Our reading of the condition presents no such dilemma. It prohibits Rickels himself from going within 300 feet of a child safety zone. It does not matter where his property lines fall. The only measurement that is at issue is from Rickels‘s body to premises where children congregate. So it does not matter if Rickels‘s property line is 250 feet or 400 feet from the school. What matters is whether Rickels himself went within 300 feet of it.
In determining where the child safety zone begins, we look to a dictionary definition of the term “premises.” Black‘s Law Dictionary defines premises as “[a] house or building, along with its grounds.” So in this instance, the property line of the school is indeed the proper boundary from which to measure.
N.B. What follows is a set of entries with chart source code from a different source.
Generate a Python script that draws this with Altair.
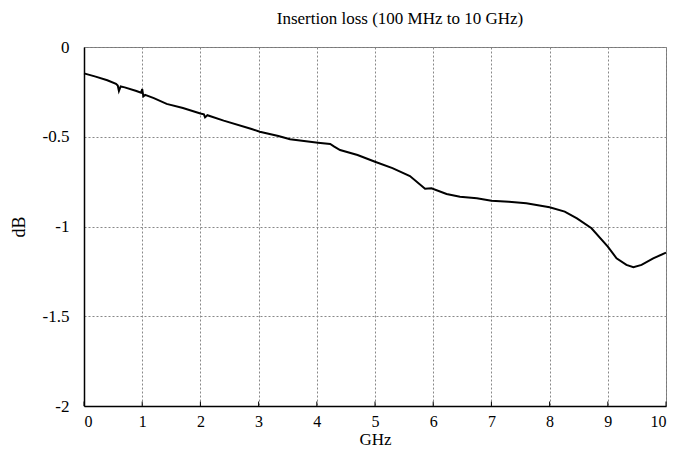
import altair as alt
import pandas as pd

ghz = [0.0, 0.2, 0.4, 0.55, 0.58, 0.6, 0.63, 0.7, 0.9, 0.98, 1.0, 1.02, 1.05, 1.2, 1.42, 1.7, 2.0, 2.06, 2.08, 2.12, 2.4, 2.88, 3.02, 3.34, 3.54, 4.02, 4.23, 4.3, 4.4, 4.7, 5.0, 5.3, 5.6, 5.86, 5.97, 6.23, 6.46, 6.75, 7.0, 7.3, 7.6, 8.0, 8.26, 8.47, 8.72, 9.0, 9.15, 9.32, 9.44, 9.58, 9.78, 10.0]
db = [-0.147, -0.165, -0.185, -0.205, -0.215, -0.245, -0.22, -0.225, -0.245, -0.255, -0.235, -0.275, -0.267, -0.285, -0.317, -0.34, -0.37, -0.375, -0.392, -0.38, -0.41, -0.457, -0.472, -0.496, -0.514, -0.533, -0.54, -0.555, -0.574, -0.602, -0.639, -0.675, -0.719, -0.79, -0.787, -0.819, -0.834, -0.843, -0.856, -0.862, -0.871, -0.893, -0.917, -0.955, -1.01, -1.112, -1.177, -1.214, -1.227, -1.214, -1.177, -1.146]

x_ticks = [0, 1, 2, 3, 4, 5, 6, 7, 8, 9, 10]
y_ticks = [0, -0.5, -1, -1.5, -2]

df = pd.DataFrame({"GHz": ghz, "dB": db})
tick_df = pd.DataFrame({"t": x_ticks})

FONT = "Liberation Serif"

xs = alt.Scale(domain=[0, 10], nice=False, zero=False)
ys = alt.Scale(domain=[-2, 0], nice=False)

line = alt.Chart(df).mark_line(color="black", strokeWidth=2).encode(
    x=alt.X("GHz:Q", scale=xs, title="GHz",
            axis=alt.Axis(values=x_ticks, labelExpr="toString(datum.value)", grid=True,
                          gridDash=[2, 2], gridColor="#888", gridWidth=1,
                          domainColor="black", domainWidth=1.5, ticks=False,
                          labelPadding=7, labelFontSize=16, titleFontSize=17,
                          labelFont=FONT, titleFont=FONT, labelColor="black", titleColor="black",
                          titleFontWeight="normal", titleY=38, titleBaseline="alphabetic")),
    y=alt.Y("dB:Q", scale=ys, title="dB",
            axis=alt.Axis(values=y_ticks, labelExpr="toString(datum.value)", grid=True,
                          gridDash=[2, 2], gridColor="#888", gridWidth=1,
                          domainColor="black", domainWidth=1.5, ticks=False,
                          labelPadding=15, labelFontSize=17, titleFontSize=18,
                          labelFont=FONT, titleFont=FONT, labelColor="black", titleColor="black",
                          titleFontWeight="normal", titlePadding=14)),
)

ticks = alt.Chart(tick_df).mark_rule(color="black", strokeWidth=1).encode(
    x=alt.X("t:Q", scale=xs),
    y=alt.Y("y0:Q", scale=ys),
    y2="y1:Q",
).transform_calculate(y0="-2", y1="-1.975")

chart = alt.layer(ticks, line).properties(
    width=582, height=359,
    padding={"left": 76, "top": 39, "right": 2, "bottom": 43},
    autosize="none",
    title=alt.TitleParams("Insertion loss (100 MHz to 10 GHz)", anchor="middle", dx=25,
                          font=FONT, fontSize=17, fontWeight="normal", color="black", offset=10),
).configure_view(stroke="#777", strokeWidth=1)

chart.save("out.html", embed_options={"renderer": "svg", "actions": False})
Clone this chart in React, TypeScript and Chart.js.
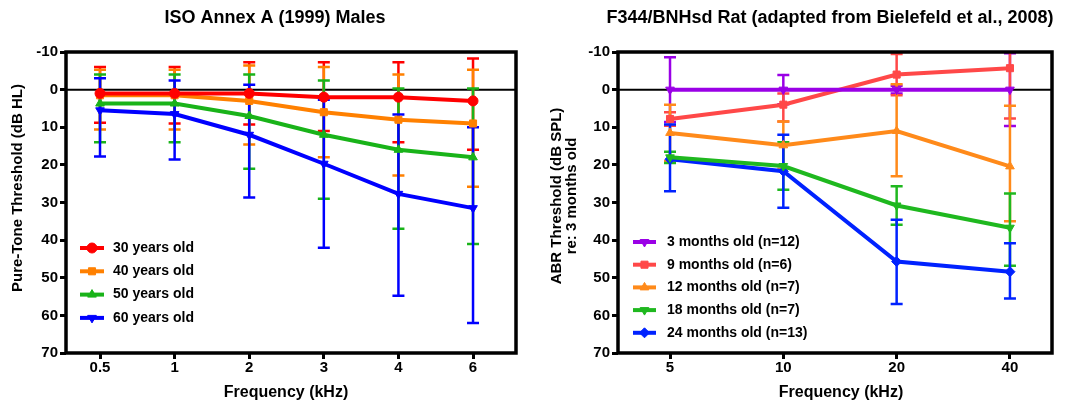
import React, { useEffect, useRef } from 'react';
import { Chart, registerables } from 'chart.js';
import { drawPoint } from 'chart.js/helpers';

Chart.register(...registerables);

// ---------- Left chart data (ISO Annex A) ----------
const leftTitle = 'ISO Annex A (1999) Males';
const leftYTitle = ['Pure-Tone Threshold (dB HL)'];
const leftXTitle = 'Frequency (kHz)';
const leftFreqLabels = ['0.5', '1', '2', '3', '4', '6'];
const leftSeriesLabels = ['30 years old', '40 years old', '50 years old', '60 years old'];
const leftColors = ['#ff0000', '#ff8000', '#19b319', '#0000ff'];
const leftStyles = ['circle', 'rect', 'triangle', 'triangle'];
const leftRotations = [0, 0, 0, 180];

const male30 = [1, 1, 1, 2, 2, 3];
const male30Top = [-6, -6, -7.3, -7.3, -7.3, -8.3];
const male30Bottom = [8.8, 9, 9.3, 11, 14, 16];

const male40 = [1.5, 1.5, 3, 6, 8, 9];
const male40Top = [-5.3, -5.3, -6.4, -6, -4, -5.3];
const male40Bottom = [10.6, 10.6, 14.6, 18, 22.8, 25.8];

const male50 = [3.7, 3.7, 7, 12, 16, 18];
const male50Top = [-4, -4, -4, -2.4, -0.3, -0.3];
const male50Bottom = [14, 14, 21, 29, 37, 41];

const male60 = [5.5, 6.5, 12, 19.7, 27.7, 31.5];
const male60Top = [-3, -2.4, -1.3, 2.7, 6.6, 10];
const male60Bottom = [17.8, 18.6, 28.7, 42, 54.8, 62];

// ---------- Right chart data (F344/BNHsd rat) ----------
const rightTitle = 'F344/BNHsd Rat (adapted from Bielefeld et al., 2008)';
const rightYTitle = ['ABR Threshold (dB SPL)', 're: 3 months old'];
const rightXTitle = 'Frequency (kHz)';
const rightFreqLabels = ['5', '10', '20', '40'];
const rightSeriesLabels = [
  '3 months old (n=12)',
  '9 months old (n=6)',
  '12 months old (n=7)',
  '18 months old (n=7)',
  '24 months old (n=13)',
];
const rightColors = ['#9a00e6', '#ff4848', '#ff8a1a', '#1fb81f', '#0022ff'];
const rightStyles = ['triangle', 'rect', 'triangle', 'triangle', 'rectRot'];
const rightRotations = [180, 0, 0, 180, 0];

const rat3 = [0, 0, 0, 0];
const rat3Top = [-8.6, -3.9, -1, -9.7];
const rat3Bottom = [8.6, 3.9, 1, 9.7];

const rat9 = [7.8, 4, -4, -5.7];
const rat9Top = [6, 1, -9.5, -10.5];
const rat9Bottom = [9.6, 8.5, 1.5, 7.7];

const rat12 = [11.5, 14.8, 11, 20.4];
const rat12Top = [4, 8.5, -1.4, 4.3];
const rat12Bottom = [19, 21, 23, 35];

const rat18 = [18, 20.3, 30.8, 36.7];
const rat18Top = [16.5, 14, 25.7, 27.6];
const rat18Bottom = [19.5, 26.6, 35.9, 46.8];

const rat24 = [18.5, 21.7, 45.7, 48.4];
const rat24Top = [9.3, 12, 34.6, 40.8];
const rat24Bottom = [27, 31.4, 57, 55.5];

const yMin = -10;
const yMax = 70;
const yStep = 10;

const FONT = '"Liberation Sans", Arial, sans-serif';

const decorPlugin = {
  id: 'decor',
  beforeDatasetsDraw(chart: any, _args: any, opts: any) {
    const { ctx, chartArea: a, scales } = chart;
    const x = scales.x;
    const y = scales.y;
    ctx.save();
    // zero reference line
    const y0 = y.getPixelForValue(0);
    ctx.strokeStyle = '#000';
    ctx.lineWidth = 2;
    ctx.beginPath();
    ctx.moveTo(a.left, y0);
    ctx.lineTo(a.right, y0);
    ctx.stroke();
    // error bars
    ctx.beginPath();
    ctx.rect(a.left, a.top - 1, a.right - a.left, a.bottom - a.top + 2);
    ctx.clip();
    chart.data.datasets.forEach((ds: any, i: number) => {
      const tops = opts.tops[i];
      const bots = opts.bottoms[i];
      ctx.strokeStyle = ds.borderColor;
      ctx.lineWidth = 2.5;
      ds.data.forEach((p: any, j: number) => {
        const px = x.getPixelForValue(p.x);
        const yt = y.getPixelForValue(tops[j]);
        const yb = y.getPixelForValue(bots[j]);
        ctx.beginPath();
        ctx.moveTo(px, yt);
        ctx.lineTo(px, yb);
        ctx.moveTo(px - 6, yt);
        ctx.lineTo(px + 6, yt);
        ctx.moveTo(px - 6, yb);
        ctx.lineTo(px + 6, yb);
        ctx.stroke();
      });
    });
    ctx.restore();
  },
  afterDraw(chart: any, _args: any, opts: any) {
    const { ctx, chartArea: a } = chart;
    ctx.save();
    // frame
    ctx.strokeStyle = '#000';
    ctx.lineWidth = 3.5;
    ctx.strokeRect(a.left, a.top, a.right - a.left, a.bottom - a.top);
    // title
    ctx.fillStyle = '#000';
    ctx.textAlign = 'center';
    ctx.textBaseline = 'middle';
    ctx.font = `bold 18px ${FONT}`;
    ctx.fillText(opts.title, opts.titleX, 18);
    // x title
    ctx.font = `bold 16px ${FONT}`;
    ctx.fillText(opts.xTitle, opts.xTitleX, 393);
    // y title
    ctx.save();
    ctx.font = `bold 15px ${FONT}`;
    ctx.translate(opts.yTitleX, opts.yTitleY);
    ctx.rotate(-Math.PI / 2);
    opts.yTitle.forEach((t: string, k: number) => {
      ctx.fillText(t, 0, k * 15);
    });
    ctx.restore();
    // legend
    chart.data.datasets.forEach((ds: any, i: number) => {
      const ly = opts.legendY + i * opts.legendDy;
      ctx.strokeStyle = ds.borderColor;
      ctx.fillStyle = ds.borderColor;
      ctx.lineWidth = 4;
      ctx.beginPath();
      ctx.moveTo(opts.legendX0, ly);
      ctx.lineTo(opts.legendX1, ly);
      ctx.stroke();
      ctx.lineWidth = 1;
      drawPoint(
        ctx,
        { pointStyle: ds.pointStyle, radius: 5, rotation: ds.pointRotation, borderWidth: 1 } as any,
        (opts.legendX0 + opts.legendX1) / 2,
        ly
      );
      ctx.fillStyle = '#000';
      ctx.textAlign = 'left';
      ctx.font = `bold 14px ${FONT}`;
      ctx.fillText(ds.label, opts.legendTextX, ly);
    });
    ctx.restore();
  },
};

function makeDatasets(labels: string[], series: number[][], colors: string[], styles: string[], rots: number[]) {
  return series.map((vals, i) => ({
    label: labels[i],
    data: vals.map((v, j) => ({ x: j, y: v })),
    borderColor: colors[i],
    backgroundColor: colors[i],
    borderWidth: 4,
    pointStyle: styles[i],
    pointRotation: rots[i],
    pointRadius: 5,
    pointBorderWidth: 1,
    tension: 0,
  }));
}

function makeConfig(p: any) {
  return {
    type: 'line',
    data: { datasets: makeDatasets(p.seriesLabels, p.series, p.colors, p.styles, p.rots) },
    options: {
      responsive: false,
      animation: false,
      devicePixelRatio: 1,
      layout: { padding: { top: 52, right: p.rightPad, left: 0, bottom: 0 } },
      plugins: {
        legend: { display: false },
        title: { display: false },
        tooltip: { enabled: false },
        decor: p.decor,
      },
      scales: {
        x: {
          type: 'linear',
          min: p.xMin,
          max: p.xMax,
          afterBuildTicks: (s: any) => {
            s.ticks = p.freqLabels.map((_: string, i: number) => ({ value: i }));
          },
          afterFit: (s: any) => {
            s.height = 56;
          },
          border: { display: false },
          grid: { drawOnChartArea: false, drawTicks: true, tickLength: 6, tickWidth: 3, tickColor: '#000' },
          ticks: {
            autoSkip: false,
            maxRotation: 0,
            padding: 0,
            color: '#000',
            font: { family: FONT, size: 15, weight: 'bold' },
            callback: (_v: any, idx: number) => p.freqLabels[idx],
          },
        },
        y: {
          type: 'linear',
          reverse: true,
          min: yMin,
          max: yMax,
          afterFit: (s: any) => {
            s.width = p.yWidth;
          },
          border: { display: false },
          grid: { drawOnChartArea: false, drawTicks: true, tickLength: 6, tickWidth: 3, tickColor: '#000' },
          ticks: {
            stepSize: yStep,
            padding: 2,
            color: '#000',
            font: { family: FONT, size: 15, weight: 'bold' },
          },
        },
      },
    },
    plugins: [decorPlugin],
  } as any;
}

function ChartCanvas({ width, config }: { width: number; config: any }) {
  const ref = useRef<HTMLCanvasElement>(null);
  useEffect(() => {
    if (!ref.current) return;
    const c = new Chart(ref.current, config);
    return () => c.destroy();
  }, []);
  return <canvas ref={ref} width={width} height={409} style={{ display: 'block', width, height: 409 }} />;
}

const leftConfig = makeConfig({
  seriesLabels: leftSeriesLabels,
  series: [male30, male40, male50, male60],
  colors: leftColors,
  styles: leftStyles,
  rots: leftRotations,
  freqLabels: leftFreqLabels,
  xMin: -0.456,
  xMax: 5.576,
  yWidth: 66,
  rightPad: 24,
  decor: {
    tops: [male30Top, male40Top, male50Top, male60Top],
    bottoms: [male30Bottom, male40Bottom, male50Bottom, male60Bottom],
    title: leftTitle,
    titleX: 275,
    xTitle: leftXTitle,
    xTitleX: 286,
    yTitle: leftYTitle,
    yTitleX: 18,
    yTitleY: 188,
    legendY: 248,
    legendDy: 23.3,
    legendX0: 80,
    legendX1: 104,
    legendTextX: 113,
  },
});

const rightConfig = makeConfig({
  seriesLabels: rightSeriesLabels,
  series: [rat3, rat9, rat12, rat18, rat24],
  colors: rightColors,
  styles: rightStyles,
  rots: rightRotations,
  freqLabels: rightFreqLabels,
  xMin: -0.459,
  xMax: 3.371,
  yWidth: 78,
  rightPad: 25,
  decor: {
    tops: [rat3Top, rat9Top, rat12Top, rat18Top, rat24Top],
    bottoms: [rat3Bottom, rat9Bottom, rat12Bottom, rat18Bottom, rat24Bottom],
    title: rightTitle,
    titleX: 290,
    xTitle: rightXTitle,
    xTitleX: 301,
    yTitle: rightYTitle,
    yTitleX: 17,
    yTitleY: 196,
    legendY: 242,
    legendDy: 22.7,
    legendX0: 93,
    legendX1: 116,
    legendTextX: 127,
  },
});

export default function App() {
  return (
    <div style={{ position: 'absolute', left: 0, top: 0, width: 1077, height: 409, display: 'flex', background: '#fff' }}>
      <ChartCanvas width={540} config={leftConfig} />
      <ChartCanvas width={537} config={rightConfig} />
    </div>
  );
}
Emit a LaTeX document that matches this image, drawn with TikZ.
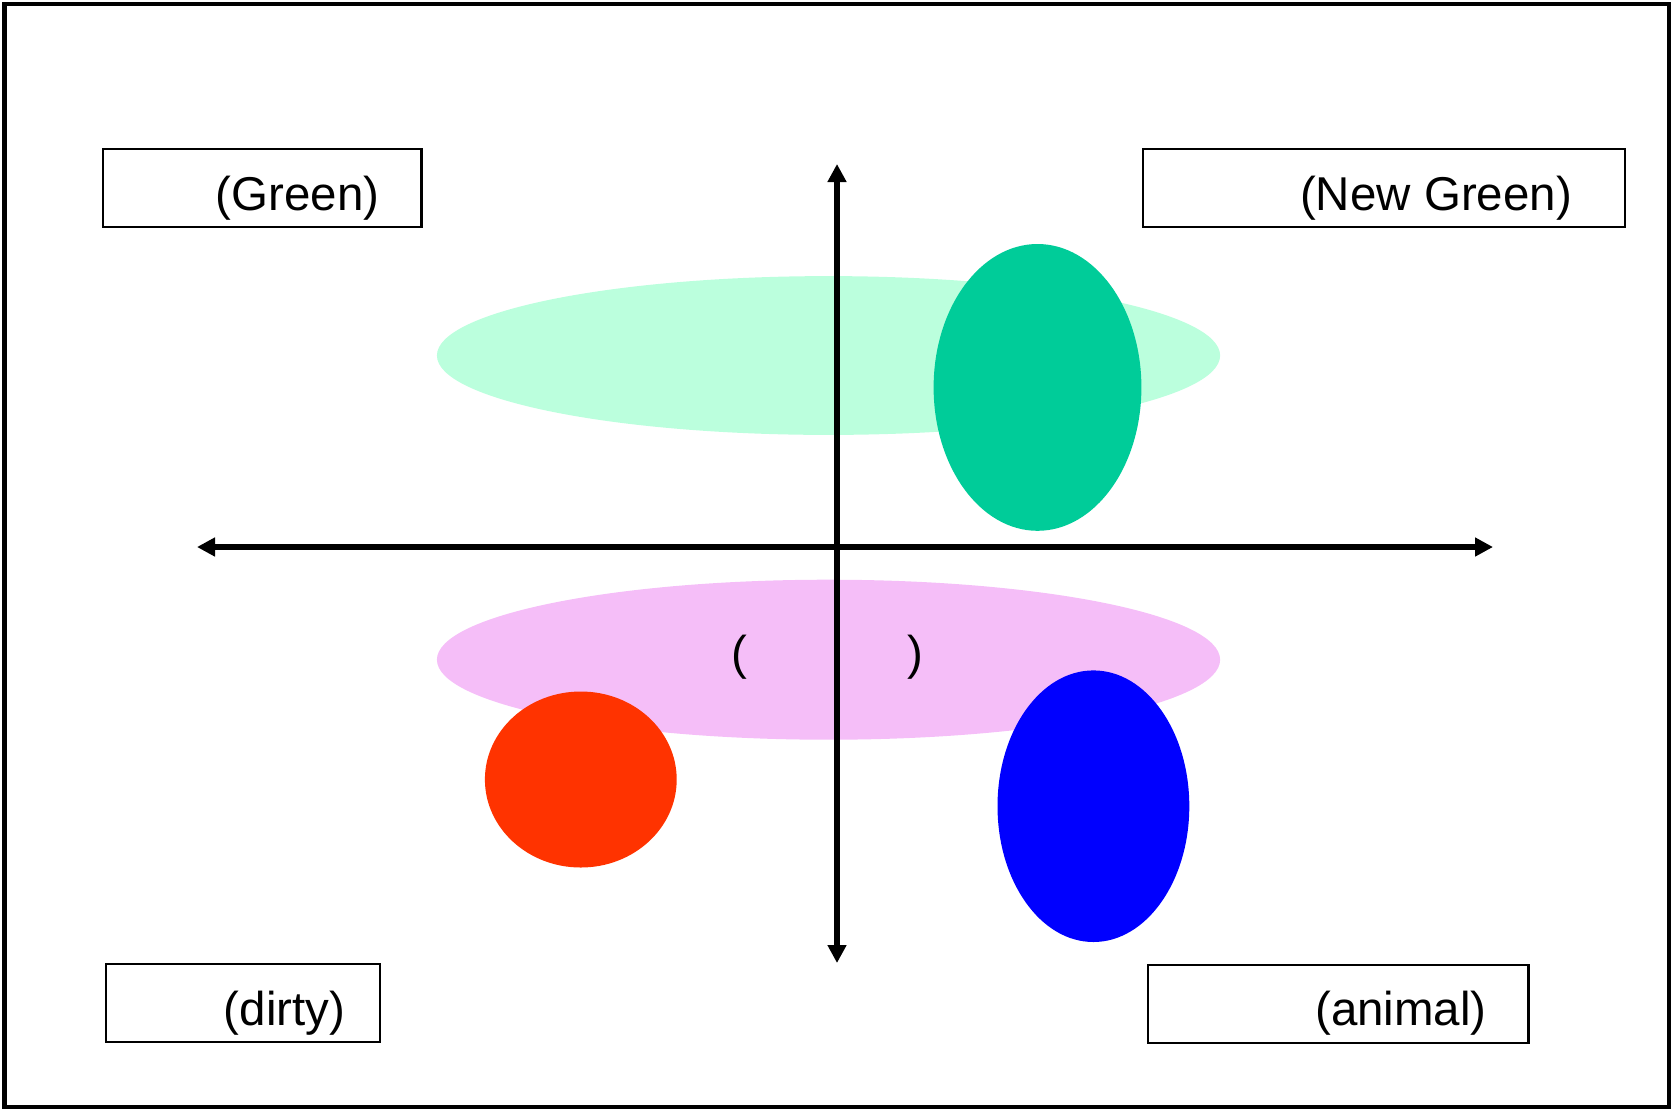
\documentclass[tikz,border=0pt]{standalone}
\usepackage{fontspec}
\setmainfont{Liberation Sans}
\usetikzlibrary{arrows.meta}
\definecolor{mapink}{HTML}{000000}
\definecolor{mintband}{HTML}{BBFFDD}
\definecolor{tealblob}{HTML}{00CC99}
\definecolor{pinkband}{HTML}{F5BEF8}
\definecolor{redblob}{HTML}{FF3300}
\definecolor{blueblob}{HTML}{0000FF}

\begin{document}
\begin{tikzpicture}[
  x=0.01cm,
  y=-0.01cm,
  every node/.style={font=\fontsize{13.5}{15}\selectfont, mapink},
  frame/.style={mapink, line width=1.15pt},
  axis/.style={mapink, line width=1.6pt,
               {Triangle[length=1.8mm, width=1.8mm]}-{Triangle[length=1.8mm, width=1.8mm]}},
  tagbox/.style={draw=mapink, line width=0.6pt, inner sep=0pt,
                 minimum height=0.78cm},
  tagtext/.style={inner sep=0pt}
]
  \useasboundingbox (0,0) rectangle (1671,1109);
  \draw[frame] (4.5,3.7) rectangle (1668.5,1106.5);

  % ---- upper band and its blob -----------------------------------------
  \fill[mintband] (828.5,355.5) ellipse [x radius=391.6, y radius=79.4];
  \fill[tealblob] (1037.5,387.4) ellipse [x radius=103.9, y radius=143.4];

  % ---- lower band and its two blobs ------------------------------------
  \fill[pinkband] (828.5,659.7) ellipse [x radius=391.6, y radius=80];
  \fill[redblob] (580.8,779.5) ellipse [x radius=95.9, y radius=88];
  \fill[blueblob] (1093.4,806.2) ellipse [x radius=95.9, y radius=135.8];
  \node[tagtext] (band) at (827,657) {(\hspace*{1.6cm})};

  % ---- the two axes ----------------------------------------------------
  \coordinate (west) at (197,547);
  \coordinate (east) at (1493,547);
  \coordinate (north) at (837,164);
  \coordinate (south) at (837,963);
  \draw[axis] (west) -- (east);
  \draw[axis] (south) -- (north);

  % ---- corner tags -----------------------------------------------------
  \node[tagbox, minimum width=3.185cm] (green) at (262.2,188.2) {};
  \node[tagtext] (greentxt) at (297.5,198) {(Green)};
  \node[tagbox, minimum width=4.823cm] (newgreen) at (1383.9,188.3) {};
  \node[tagtext] (newgreentxt) at (1436,198) {(New Green)};
  \node[tagbox, minimum width=2.74cm] (dirty) at (243,1003.3) {};
  \node[tagtext] (dirtytxt) at (284.5,1013) {(dirty)};
  \node[tagbox, minimum width=3.80cm] (animal) at (1338.3,1004.2) {};
  \node[tagtext] (animaltxt) at (1401,1013) {(animal)};
\end{tikzpicture}
\end{document}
There is nothing vague about a measurement from Rickels‘s body
CONCLUSION
We reverse and remand to the court of appeals to consider the remaining points of error.
KELLER, P.J., concurred in the judgment.
WOMACK, J., filed a concurring opinion in which JOHNSON, J., joined.
The Court‘s description of probation as “contractual” (see ante, at 902) is one with which I have recorded my disagreement elsewhere.* This case illustrates the point, since the condition that was involved is not one that the appellant contracted to obey; it was added “without a hearing, and Rickels had no opportunity to object” (ante, at 902) or to decline to enter the so-called contract. I agree that “the conditions of probation should be“---indeed, must be---“expressed clearly and explicitly so that the probationer understands what is expected of him” (ibid.), but that requirement is one of due process, not contract law. The proper analogy would be to a statute, which must be clear in order to be enforceable, but its enforceability does not depend on the law of contract.
I therefore, respectfully, join the judgment of the Court but not its opinion.